Re: Detariffing was instituted to meet the Federal Communications Commission (" FCC" ) requirements for establishing a plan for deregulation of embedded customer premises equipment owned by independent telephone companies, which were subject to state regulation. 90 P.U.R. 4th at 430. The FCC required the Commission " to accelerate the depreciation of embedded [customer premises equipment] to ensure the telephone companies recover their investment by December 31, 1987," the FCC's date of deregulation. Id. at 432. The FCC also required the Commission to follow the criteria set forth in a federal case for balancing the interests of ratepayers and investors with regard to the embedded customer premises equipment once it was deregulated. Id. The Commission found that the ratepayers bore the risk of loss of the embedded customer premises equipment and, therefore, " should be allowed whatever gain which occurs upon deregulation." Id. To satisfy the federal case's balancing test and ensure that the ratepayers were not charged twice for the equipment, the Commission determined that transfer of ownership of the equipment to the ratepayers was essential. Id. at 432-33.
In so holding, the Commission found generally that it derived its subject matter jurisdiction from Chapters 386 and 392 (telephone company general regulations). Id. at 433. The Commission further stated that its authority to transfer ownership of the embedded customer premises equipment was derived from " its broad discretion in establishing just and reasonable rates and the requirements placed upon the Commission by the FCC." Id. at 432.
The deregulation case of Re: Detariffing bears no resemblance to the complaint case before us. Ameren is not being deregulated pursuant to federal authority. The street lights are not being depreciated on an accelerated basis to ensure return of capital investment to the utility prior to deregulation, such that ratepayer investment must be balanced. Re: Detariffing is neither precedential nor instructive.

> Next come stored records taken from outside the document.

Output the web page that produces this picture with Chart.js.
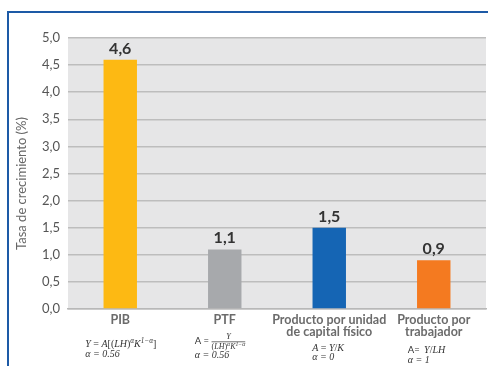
<!DOCTYPE html>
<html><head><meta charset="utf-8">
<script src="https://cdn.jsdelivr.net/npm/chart.js@4"></script>
<style>html,body{margin:0;padding:0;background:#fff}#wrap{width:488px;height:366px}</style>
</head><body><div id="wrap"><canvas id="c" width="488" height="366"></canvas></div>
<script>
const categories = [["PIB"], ["PTF"], ["Producto por unidad", "de capital físico"], ["Producto por", "trabajador"]];
const growthRates = [4.6, 1.1, 1.5, 0.9];
const barColors = ["#FDB913", "#A7A9AC", "#1565B4", "#F47A20"];
const yMin = 0, yMax = 5, yStep = 0.5;
const yTitle = "Tasa de crecimiento (%)";
const alphaLines = ["α = 0.56", "α = 0.56", "α = 0", "α = 1"];

const fmt = v => v.toFixed(1).replace('.', ',');
const SERIF = '"Liberation Serif", "DejaVu Serif", serif';
const SANS = 'Lato, "Open Sans", sans-serif';

function fontFor(r, size) {
  const s = r.sup ? size * 0.72 : size;
  return (r.sans ? '' : (r.it ? 'italic ' : '')) + s + 'px ' + (r.sans ? SANS : SERIF);
}
function drawRuns(ctx, x, y, runs, size) {
  runs.forEach(r => {
    ctx.font = fontFor(r, size);
    ctx.fillText(r.t, x, y + (r.sup ? -size * 0.38 : 0));
    x += ctx.measureText(r.t).width;
  });
  return x;
}
function runsWidth(ctx, runs, size) {
  let w = 0;
  runs.forEach(r => { ctx.font = fontFor(r, size); w += ctx.measureText(r.t).width; });
  return w;
}

const framePlugin = {
  id: 'frame',
  beforeDraw(chart) {
    const { ctx, chartArea: a } = chart;
    ctx.save();
    ctx.fillStyle = '#ffffff';
    ctx.fillRect(0, 0, chart.width, chart.height);
    ctx.fillStyle = '#e6e6e7';
    ctx.fillRect(a.left, a.top, a.right - a.left, a.bottom - a.top);
    ctx.fillStyle = '#1d5aa6';
    ctx.fillRect(7, 11, chart.width - 7, 2);
    ctx.fillRect(7, 11, 2, chart.height - 11);
    ctx.translate(22, (a.top + a.bottom) / 2 + 10);
    ctx.rotate(-Math.PI / 2);
    ctx.fillStyle = '#666666';
    ctx.font = '13px ' + SANS;
    ctx.textAlign = 'center';
    ctx.textBaseline = 'middle';
    ctx.fillText(yTitle, 0, 0);
    ctx.restore();
  }
};

const labelPlugin = {
  id: 'labels',
  afterDatasetsDraw(chart) {
    const { ctx } = chart;
    const meta = chart.getDatasetMeta(0);
    ctx.save();
    ctx.fillStyle = '#333333';
    ctx.font = 'bold 16px ' + SANS;
    ctx.textAlign = 'center';
    ctx.textBaseline = 'alphabetic';
    meta.data.forEach((bar, i) => {
      ctx.fillText(fmt(growthRates[i]), bar.x, bar.y - 6);
    });
    ctx.restore();
  },
  afterDraw(chart) {
    const { ctx } = chart;
    const xs = chart.scales.x;
    const px = i => xs.getPixelForValue(i);
    ctx.save();
    ctx.fillStyle = '#333333';
    ctx.textBaseline = 'alphabetic';
    ctx.textAlign = 'left';
    const fs = 10;
    let x0 = px(0) - 35;
    drawRuns(ctx, x0, 347, [
      { t: 'Y', it: 1 }, { t: ' = ' }, { t: 'A', it: 1 }, { t: '[(' }, { t: 'LH', it: 1 }, { t: ')' },
      { t: 'α', it: 1, sup: 1 }, { t: 'K', it: 1 }, { t: '1−α', it: 1, sup: 1 }, { t: ']' }
    ], fs);
    drawRuns(ctx, x0, 357, [{ t: alphaLines[0], it: 1 }], fs);
    x0 = px(1) - 30;
    let xe = drawRuns(ctx, x0, 344, [{ t: 'A = ', sans: 1 }], 9.5);
    const den = [{ t: '(' }, { t: 'LH', it: 1 }, { t: ')' }, { t: 'α', it: 1, sup: 1 }, { t: 'K', it: 1 }, { t: '1−α', it: 1, sup: 1 }];
    const dw = runsWidth(ctx, den, 8);
    drawRuns(ctx, xe, 349, den, 8);
    ctx.fillRect(xe, 341.5, dw, 0.7);
    const nw = runsWidth(ctx, [{ t: 'Y', it: 1 }], 8);
    drawRuns(ctx, xe + (dw - nw) / 2, 339, [{ t: 'Y', it: 1 }], 8);
    drawRuns(ctx, x0, 358, [{ t: alphaLines[1], it: 1 }], fs);
    x0 = px(2) - 17;
    drawRuns(ctx, x0, 351, [{ t: 'A', it: 1 }, { t: ' = ' }, { t: 'Y', it: 1 }, { t: '/' }, { t: 'K', it: 1 }], fs);
    drawRuns(ctx, x0, 360, [{ t: alphaLines[2], it: 1 }], fs);
    x0 = px(3) - 26;
    xe = drawRuns(ctx, x0, 353, [{ t: 'A= ', sans: 1 }], 9.5);
    drawRuns(ctx, xe + 2, 353, [{ t: 'Y', it: 1 }, { t: '/' }, { t: 'LH', it: 1 }], fs);
    drawRuns(ctx, x0, 363, [{ t: alphaLines[3], it: 1 }], fs);
    ctx.restore();
  }
};

new Chart(document.getElementById('c'), {
  type: 'bar',
  data: {
    labels: categories,
    datasets: [{
      data: growthRates,
      backgroundColor: barColors,
      borderWidth: 0,
      barPercentage: 0.32,
      categoryPercentage: 1
    }]
  },
  options: {
    responsive: false,
    animation: false,
    devicePixelRatio: 1,
    layout: { padding: { left: 0, right: 2, top: 38, bottom: 0 } },
    plugins: { legend: { display: false }, tooltip: { enabled: false } },
    scales: {
      x: {
        grid: { display: false, drawTicks: false },
        border: { color: '#b8b8b8', width: 1.5 },
        ticks: {
          color: '#6b6b6b',
          font: { family: SANS, size: 12.5, weight: 'bold', lineHeight: 0.98 },
          padding: 5,
          maxRotation: 0,
          autoSkip: false
        },
        afterFit(s) { s.height = 57; }
      },
      y: {
        min: yMin, max: yMax,
        grid: { color: '#bdbdbd', lineWidth: 1.5, drawTicks: false },
        border: { display: false },
        ticks: {
          stepSize: yStep,
          color: '#555555',
          padding: 8,
          font: { family: SANS, size: 13 },
          callback: v => fmt(v)
        },
        title: { display: false },
        afterFit(s) { s.width = 68; }
      }
    }
  },
  plugins: [framePlugin, labelPlugin]
});
</script>
</body></html>
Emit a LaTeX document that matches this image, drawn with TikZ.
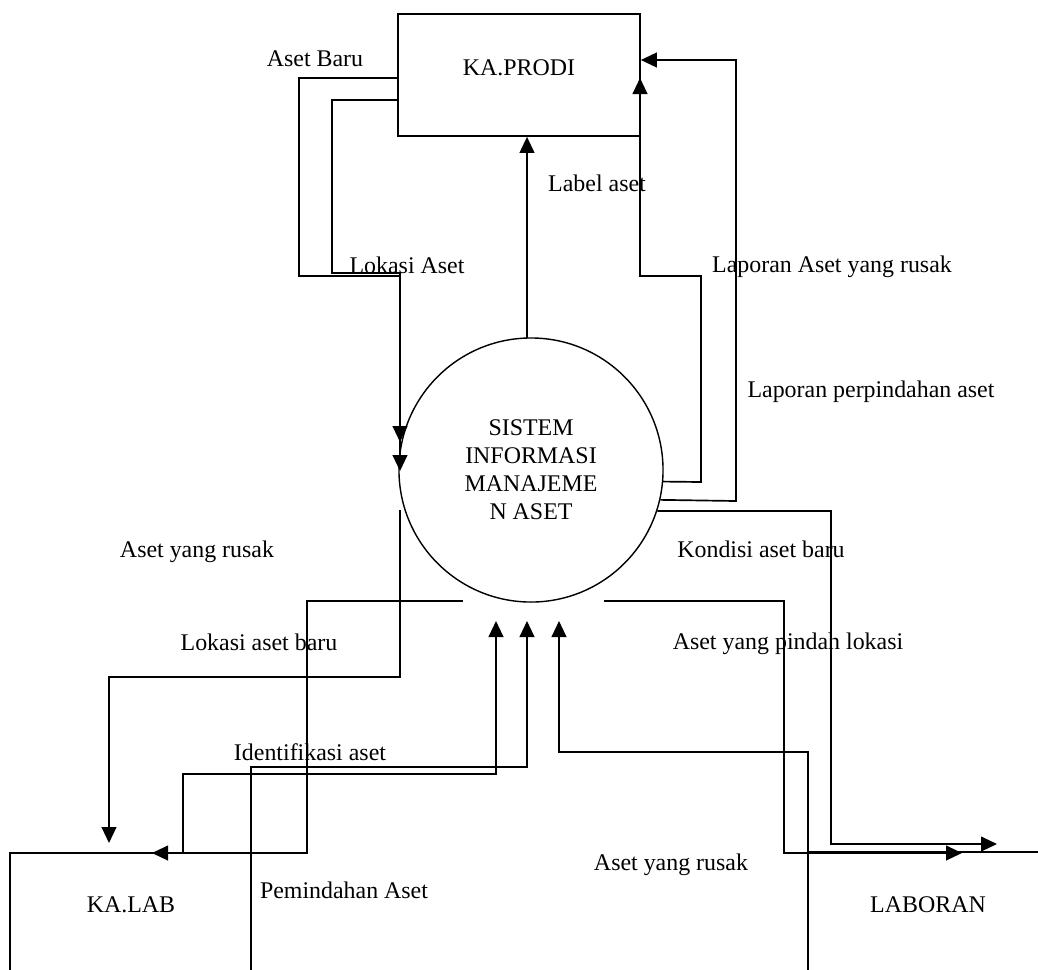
\documentclass[tikz,border=0pt]{standalone}
\usepackage{fontspec}
\setmainfont{Liberation Serif}
\usetikzlibrary{arrows.meta}
\begin{document}
\begin{tikzpicture}[x=0.025cm, y=-0.025cm, line width=1.2pt,
		flow/.style={-{Triangle[length=0.4cm,width=0.37cm]}},
		box/.style={draw, inner sep=0pt},
		txt/.style={font=\fontsize{17}{20}\selectfont, text height=11.25pt, text depth=0pt, inner sep=0pt}]
	\useasboundingbox (0,0) rectangle (1038,969);
	\clip (0,0) rectangle (1038,969);

	% Entities
	\node[box, minimum width=6.05cm, minimum height=3.05cm] (prodi) at (519,75) {};
	\node[box, minimum width=6.025cm, minimum height=6cm] (lab) at (130.5,973) {};
	\node[box, minimum width=7.5cm, minimum height=7.5cm] (laboran) at (958,1002) {};
	\node[txt] (prodiname) at (519,68) {KA.PRODI};
	\node[txt] (labname) at (131,905) {KA.LAB};
	\node[txt] (laboranname) at (928,905) {LABORAN};

	% Process
	\node[draw, circle, line width=1pt, minimum size=6.6cm, inner sep=0pt, align=center,
		font=\fontsize{17}{19.9}\selectfont] (sim) at (531,470) {SISTEM\\INFORMASI\\MANAJEME\\N ASET};

	% Free ends
	\coordinate (baru) at (prodi.west |- 0,78);
	\coordinate (lokasi) at (prodi.west |- 0,100);
	\coordinate (labelbase) at (527,338);
	\coordinate (rusakkiri) at (463,601);
	\coordinate (pindah) at (604,601);
	\coordinate (kelab) at (400,510);
	\coordinate (identif) at (183,853);
	\coordinate (pemind) at (251,914);
	\coordinate (rusakkanan) at (808,882);

	% KA.PRODI <-> sistem
	\draw[flow] (baru) -- (299,78) -- (299,276) -- (400,276) -- (400,442);
	\draw[flow] (lokasi) -- (332,100) -- (332,273) -- (400,273) -- (400,471);
	\draw[flow] (labelbase) -- (labelbase |- prodi.south);
	\draw[flow] (sim.-5) -- (701,482) -- (701,276) -- (640,276) -- (640,78);
	\draw[flow] (sim.-13.6) -- (736,501) -- (736,60) -- (prodi.east |- 0,60);

	% sistem <-> LABORAN
	\draw[flow] (sim.-18) -- (831,511) -- (831,844) -- (997,844);
	\draw[flow] (pindah) -- (784,601) -- (784,853) -- (962,853);
	\draw[flow] (rusakkanan) -- (808,752) -- (559,752) -- (559,621);

	% sistem <-> KA.LAB
	\draw[flow] (kelab) -- (400,677) -- (109,677) -- (109,843);
	\draw[flow] (rusakkiri) -- (307,601) -- (307,853) -- (152,853);
	\draw[flow] (identif) -- (183,774) -- (496,774) -- (496,621);
	\draw[flow] (pemind) -- (251,767) -- (527,767) -- (527,621);

	% Labels
	\node[txt] (tbaru) at (315,59) {Aset Baru};
	\node[txt] (tlokasi) at (407,266) {Lokasi Aset};
	\node[txt] (tlabel) at (597,184) {Label aset};
	\node[txt] (tlaprusak) at (832,265) {Laporan Aset yang rusak};
	\node[txt] (tlappindah) at (871,390) {Laporan perpindahan aset};
	\node[txt] (tkondisi) at (761,550) {Kondisi aset baru};
	\node[txt] (tpindah) at (788,642) {Aset yang pindah lokasi};
	\node[txt] (trusakkanan) at (671,863) {Aset yang rusak};
	\node[txt] (trusakkiri) at (197,550) {Aset yang rusak};
	\node[txt] (tkelab) at (259,643) {Lokasi aset baru};
	\node[txt] (tidentif) at (310,753) {Identifikasi aset};
	\node[txt] (tpemind) at (344,891) {Pemindahan Aset};
\end{tikzpicture}
\end{document}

Moreover, even if the Commission's decision in this case could be interpreted as contradictory to Re: Detariffing, the Commission was not required to follow its prior decision. The Commission, like other administrative agencies, " is not bound by stare decisis based on prior administrative decisions, so long as its current decision is not otherwise unreasonable or unlawful." State ex rel. Aquila, Inc. v. Pub. Serv. Comm'n, 326 S.W.3d 20, 32 (Mo. App. 2010). The legislature, not the Commission, sets the extent of the Commission's authority. See Util. Consumers' Council of Mo., 585 S.W.2d at 54. " The mere fact that the [C]ommission has approved similar clauses in the past, or that other states permit them, is irrelevant if they are not permitted under our statute." Id. Because the Cities provided no statutory authority for the Commission to grant the requested relief of ordering Ameren to sell its street lights to the Cities without its consent, the Commission properly dismissed Counts I and Count II of the Cities' complaint.
In Count III of their complaint, the Cities alternatively requested that the Commission ask Ameren to consent to have the Commission serve as an arbitrator in this dispute. The Cities concede that, unless Ameren is willing to arbitrate, the Commission cannot order it to do so under Section 386.230. Therefore, the Commission properly dismissed Count III
for failure to state claim upon which relief could be granted.
The Commission's order dismissing the Cities' complaint is affirmed.